What you return should match every record exactly, with the images removed.

## Begin Dataset records

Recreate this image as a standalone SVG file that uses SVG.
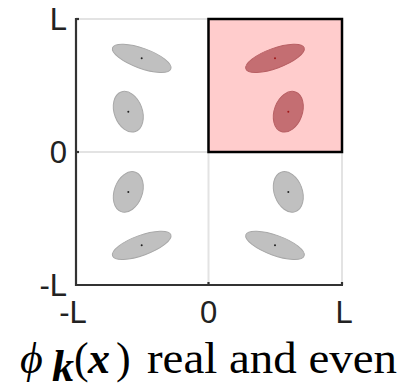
<svg xmlns="http://www.w3.org/2000/svg" width="402" height="391" viewBox="0 0 402 391">
<style>
.grid{stroke:#e3e3e3;stroke-width:2;fill:none}
.axis{stroke:#333;stroke-width:2.2;fill:none}
.g{fill:#c0c0c0;stroke:#a8a8a8;stroke-width:1}
.r{fill:#c46e72;stroke:#b86064;stroke-width:1}
.gd{fill:#222}
.rd{fill:#a01818}
.tick{font-family:"Liberation Sans",Arial,sans-serif;font-size:31px;fill:#222}
.cap{font-family:"Liberation Serif","DejaVu Serif",serif;font-size:44px;fill:#000}
</style>
<rect width="402" height="391" fill="#fff"/>
<g id="grid">
<line class="grid" x1="76" y1="19" x2="342" y2="19"/>
<line class="grid" x1="342" y1="19" x2="342" y2="285"/>
<line class="grid" x1="208.5" y1="19" x2="208.5" y2="285"/>
<line class="grid" x1="76" y1="152" x2="342" y2="152"/>
</g>
<g id="highlight">
<rect x="208.5" y="19" width="133.5" height="133" fill="#ffcccc" stroke="#000" stroke-width="2.5"/>
</g>
<g id="axes">
<line class="axis" x1="76" y1="18" x2="76" y2="286"/>
<line class="axis" x1="75" y1="285" x2="343" y2="285"/>
<line class="axis" x1="208.5" y1="285" x2="208.5" y2="282"/>
<line class="axis" x1="342" y1="285" x2="342" y2="282"/>
<line class="axis" x1="76" y1="152" x2="79" y2="152"/>
<line class="axis" x1="76" y1="19" x2="79" y2="19"/>
</g>
<g id="q-tl">
<ellipse class="g" cx="141.7" cy="58.3" rx="31" ry="10" transform="rotate(20 141.7 58.3)"/>
<circle class="gd" cx="141.7" cy="58.3" r="1"/>
<ellipse class="g" cx="128.3" cy="111.7" rx="14" ry="21" transform="rotate(-20 128.3 111.7)"/>
<circle class="gd" cx="128.3" cy="111.7" r="1"/>
</g>
<g id="q-tr">
<ellipse class="r" cx="275" cy="58.3" rx="31" ry="10" transform="rotate(-20 275 58.3)"/>
<circle class="rd" cx="275" cy="58.3" r="1"/>
<ellipse class="r" cx="288.3" cy="111.7" rx="14" ry="21" transform="rotate(20 288.3 111.7)"/>
<circle class="rd" cx="288.3" cy="111.7" r="1"/>
</g>
<g id="q-bl">
<ellipse class="g" cx="141.7" cy="245.3" rx="31" ry="10" transform="rotate(-20 141.7 245.3)"/>
<circle class="gd" cx="141.7" cy="245.3" r="1"/>
<ellipse class="g" cx="128.3" cy="191.9" rx="14" ry="21" transform="rotate(20 128.3 191.9)"/>
<circle class="gd" cx="128.3" cy="191.9" r="1"/>
</g>
<g id="q-br">
<ellipse class="g" cx="275" cy="245.3" rx="31" ry="10" transform="rotate(20 275 245.3)"/>
<circle class="gd" cx="275" cy="245.3" r="1"/>
<ellipse class="g" cx="288.3" cy="191.9" rx="14" ry="21" transform="rotate(-20 288.3 191.9)"/>
<circle class="gd" cx="288.3" cy="191.9" r="1"/>
</g>
<g id="ylabels" text-anchor="end">
<text class="tick" x="67" y="30">L</text>
<text class="tick" x="67" y="163">0</text>
<text class="tick" x="67" y="296">-L</text>
</g>
<g id="xlabels" text-anchor="middle">
<text class="tick" x="73" y="323">-L</text>
<text class="tick" x="208.5" y="323">0</text>
<text class="tick" x="344" y="323">L</text>
</g>
<g id="caption">
<text class="cap" x="20" y="373" font-style="italic">ϕ</text>
<text class="cap" x="52" y="381" font-size="21" font-style="italic" font-weight="bold">k</text>
<text class="cap" x="74" y="373" font-size="42">(</text>
<text class="cap" x="88" y="373" font-size="40" font-style="italic" font-weight="bold">x</text>
<text class="cap" x="116" y="373" font-size="42">)</text>
<text class="cap" x="147" y="373" textLength="250" lengthAdjust="spacingAndGlyphs">real and even</text>
</g>
</svg>
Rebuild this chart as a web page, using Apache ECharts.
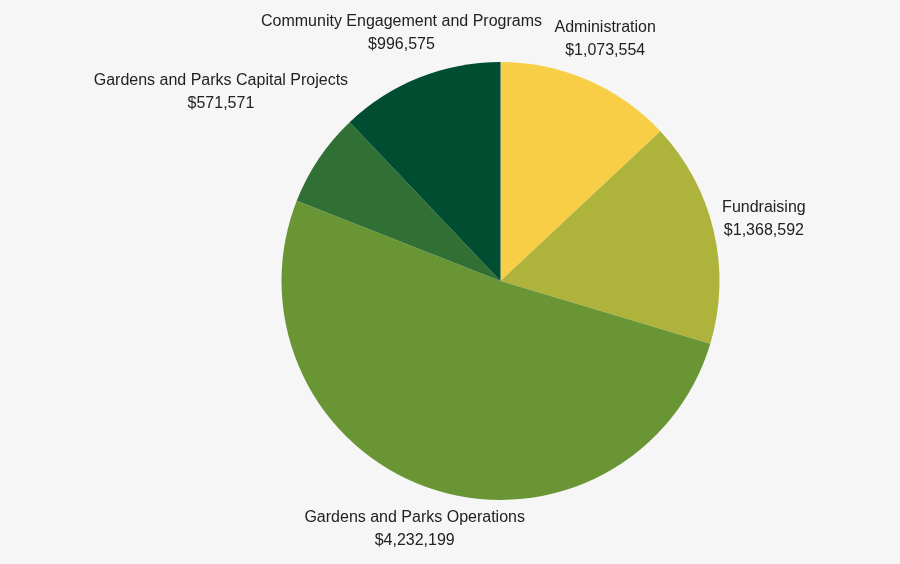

## End Dataset records

» **Answer to the exercise**:
Recreate this image as a standalone SVG file that uses SVG.
<svg xmlns="http://www.w3.org/2000/svg" width="402" height="391" viewBox="0 0 402 391">
<style>
.grid{stroke:#e3e3e3;stroke-width:2;fill:none}
.axis{stroke:#333;stroke-width:2.2;fill:none}
.g{fill:#c0c0c0;stroke:#a8a8a8;stroke-width:1}
.r{fill:#c46e72;stroke:#b86064;stroke-width:1}
.gd{fill:#222}
.rd{fill:#a01818}
.tick{font-family:"Liberation Sans",Arial,sans-serif;font-size:31px;fill:#222}
.cap{font-family:"Liberation Serif","DejaVu Serif",serif;font-size:44px;fill:#000}
</style>
<rect width="402" height="391" fill="#fff"/>
<g id="grid">
<line class="grid" x1="76" y1="19" x2="342" y2="19"/>
<line class="grid" x1="342" y1="19" x2="342" y2="285"/>
<line class="grid" x1="208.5" y1="19" x2="208.5" y2="285"/>
<line class="grid" x1="76" y1="152" x2="342" y2="152"/>
</g>
<g id="highlight">
<rect x="208.5" y="19" width="133.5" height="133" fill="#ffcccc" stroke="#000" stroke-width="2.5"/>
</g>
<g id="axes">
<line class="axis" x1="76" y1="18" x2="76" y2="286"/>
<line class="axis" x1="75" y1="285" x2="343" y2="285"/>
<line class="axis" x1="208.5" y1="285" x2="208.5" y2="282"/>
<line class="axis" x1="342" y1="285" x2="342" y2="282"/>
<line class="axis" x1="76" y1="152" x2="79" y2="152"/>
<line class="axis" x1="76" y1="19" x2="79" y2="19"/>
</g>
<g id="q-tl">
<ellipse class="g" cx="141.7" cy="58.3" rx="31" ry="10" transform="rotate(20 141.7 58.3)"/>
<circle class="gd" cx="141.7" cy="58.3" r="1"/>
<ellipse class="g" cx="128.3" cy="111.7" rx="14" ry="21" transform="rotate(-20 128.3 111.7)"/>
<circle class="gd" cx="128.3" cy="111.7" r="1"/>
</g>
<g id="q-tr">
<ellipse class="r" cx="275" cy="58.3" rx="31" ry="10" transform="rotate(-20 275 58.3)"/>
<circle class="rd" cx="275" cy="58.3" r="1"/>
<ellipse class="r" cx="288.3" cy="111.7" rx="14" ry="21" transform="rotate(20 288.3 111.7)"/>
<circle class="rd" cx="288.3" cy="111.7" r="1"/>
</g>
<g id="q-bl">
<ellipse class="g" cx="141.7" cy="245.3" rx="31" ry="10" transform="rotate(-20 141.7 245.3)"/>
<circle class="gd" cx="141.7" cy="245.3" r="1"/>
<ellipse class="g" cx="128.3" cy="191.9" rx="14" ry="21" transform="rotate(20 128.3 191.9)"/>
<circle class="gd" cx="128.3" cy="191.9" r="1"/>
</g>
<g id="q-br">
<ellipse class="g" cx="275" cy="245.3" rx="31" ry="10" transform="rotate(20 275 245.3)"/>
<circle class="gd" cx="275" cy="245.3" r="1"/>
<ellipse class="g" cx="288.3" cy="191.9" rx="14" ry="21" transform="rotate(-20 288.3 191.9)"/>
<circle class="gd" cx="288.3" cy="191.9" r="1"/>
</g>
<g id="ylabels" text-anchor="end">
<text class="tick" x="67" y="30">L</text>
<text class="tick" x="67" y="163">0</text>
<text class="tick" x="67" y="296">-L</text>
</g>
<g id="xlabels" text-anchor="middle">
<text class="tick" x="73" y="323">-L</text>
<text class="tick" x="208.5" y="323">0</text>
<text class="tick" x="344" y="323">L</text>
</g>
<g id="caption">
<text class="cap" x="20" y="373" font-style="italic">ϕ</text>
<text class="cap" x="52" y="381" font-size="21" font-style="italic" font-weight="bold">k</text>
<text class="cap" x="74" y="373" font-size="42">(</text>
<text class="cap" x="88" y="373" font-size="40" font-style="italic" font-weight="bold">x</text>
<text class="cap" x="116" y="373" font-size="42">)</text>
<text class="cap" x="147" y="373" textLength="250" lengthAdjust="spacingAndGlyphs">real and even</text>
</g>
</svg>
Rebuild this chart as a web page, using Apache ECharts.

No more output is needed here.